Information provided:
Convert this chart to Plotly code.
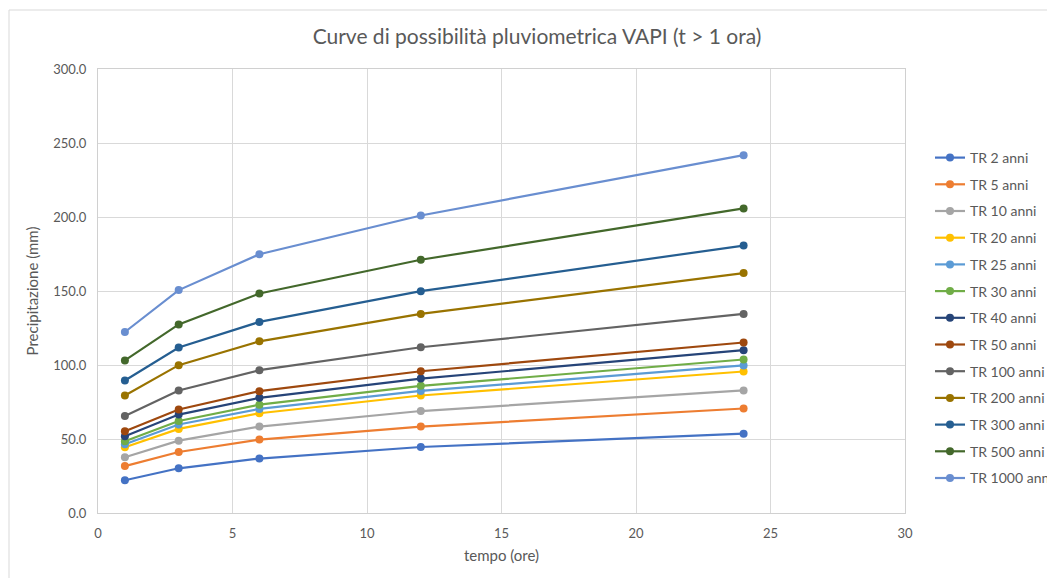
import plotly.graph_objects as go

durations = [1, 3, 6, 12, 24]
series_names = ["TR 2 anni", "TR 5 anni", "TR 10 anni", "TR 20 anni", "TR 25 anni",
                "TR 30 anni", "TR 40 anni", "TR 50 anni", "TR 100 anni", "TR 200 anni",
                "TR 300 anni", "TR 500 anni", "TR 1000 anni"]
tr2 = [22.1, 30.2, 36.8, 44.6, 53.6]
tr5 = [31.7, 41.2, 49.6, 58.4, 70.6]
tr10 = [37.7, 48.9, 58.4, 68.9, 82.8]
tr20 = [44.4, 56.8, 67.4, 79.4, 95.6]
tr25 = [46.4, 59.8, 70.3, 82.5, 99.7]
tr30 = [48.5, 62.2, 73.2, 85.9, 103.7]
tr40 = [51.8, 66.5, 77.8, 90.8, 110.0]
tr50 = [55.3, 69.9, 82.3, 95.8, 115.2]
tr100 = [65.6, 82.8, 96.5, 112.0, 134.5]
tr200 = [79.4, 99.9, 116.0, 134.5, 162.1]
tr300 = [89.5, 111.8, 129.1, 149.9, 180.7]
tr500 = [103.1, 127.4, 148.3, 171.1, 205.8]
tr1000 = [122.3, 150.6, 174.8, 201.0, 241.8]
series_values = [tr2, tr5, tr10, tr20, tr25, tr30, tr40, tr50, tr100, tr200, tr300, tr500, tr1000]
colors = ["#4472C4", "#ED7D31", "#A5A5A5", "#FFC000", "#5B9BD5", "#70AD47", "#264478",
          "#9E480E", "#636363", "#997300", "#255E91", "#43682B", "#698ED0"]
x_ticks = [0, 5, 10, 15, 20, 25, 30]
y_ticks = [0, 50, 100, 150, 200, 250, 300]

FONT = "Lato"
GREY = "#595959"

fig = go.Figure()
for name, vals, col in zip(series_names, series_values, colors):
    fig.add_trace(go.Scatter(
        x=durations, y=vals, name=name, mode="lines+markers",
        line=dict(color=col, width=2.2),
        marker=dict(color=col, size=8),
        legendgroup=name,
    ))

W, H = 1047, 578
ml, mr, mt, mb = 98, 142, 69, 65
pw, ph = W - ml - mr, H - mt - mb

def px_x(p):
    return (p - ml) / pw

def px_y(p):
    return (H - mb - p) / ph

fig.update_layout(
    width=W, height=H,
    margin=dict(l=ml, r=mr, t=mt, b=mb, autoexpand=False),
    paper_bgcolor="white", plot_bgcolor="white",
    font=dict(family=FONT, size=13, color=GREY),
    title=dict(text="Curve di possibilità pluviometrica VAPI (t > 1 ora)",
               x=537 / W, xanchor="center", y=1 - 37 / H, yanchor="middle",
               font=dict(family=FONT, size=21, color=GREY)),
    xaxis=dict(range=[0, 30], tickvals=x_ticks, ticktext=[str(v) for v in x_ticks],
               showgrid=True, gridcolor="#D9D9D9", gridwidth=1,
               showline=True, linecolor="#D0D0D0", mirror=True, zeroline=False,
               ticks="", tickfont=dict(size=13, color=GREY), ticklabelstandoff=8,
               title=dict(text="tempo (ore)", font=dict(size=15, color=GREY), standoff=10)),
    yaxis=dict(range=[0, 300], tickvals=y_ticks, ticktext=["%.1f" % v for v in y_ticks],
               showgrid=True, gridcolor="#D9D9D9", gridwidth=1,
               showline=True, linecolor="#D0D0D0", mirror=True, zeroline=False,
               ticks="", tickfont=dict(size=13, color=GREY), ticklabelstandoff=8,
               title=dict(text="Precipitazione (mm)", font=dict(size=15, color=GREY), standoff=10)),
    legend=dict(xref="container", yref="container",
                x=930 / W, y=1 - 142 / H, xanchor="left", yanchor="top",
                font=dict(family=FONT, size=14, color=GREY),
                tracegroupgap=5.5, itemwidth=30, bgcolor="rgba(0,0,0,0)",
                maxheight=560),
    showlegend=True,
)

fig.add_shape(type="rect", xref="paper", yref="paper",
              x0=px_x(9), x1=px_x(W + 20), y0=px_y(H + 20), y1=px_y(10),
              line=dict(color="#D9D9D9", width=1), fillcolor="rgba(0,0,0,0)", layer="below")

fig.write_html("out.html")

Instructions to follow:
Every line from the start of the listing above through the line with "import plotly.graph_objects as go" should be repeated exactly; skip the pictures and add nothing else.

Correct answer:
Convert this chart to Plotly code.
import plotly.graph_objects as go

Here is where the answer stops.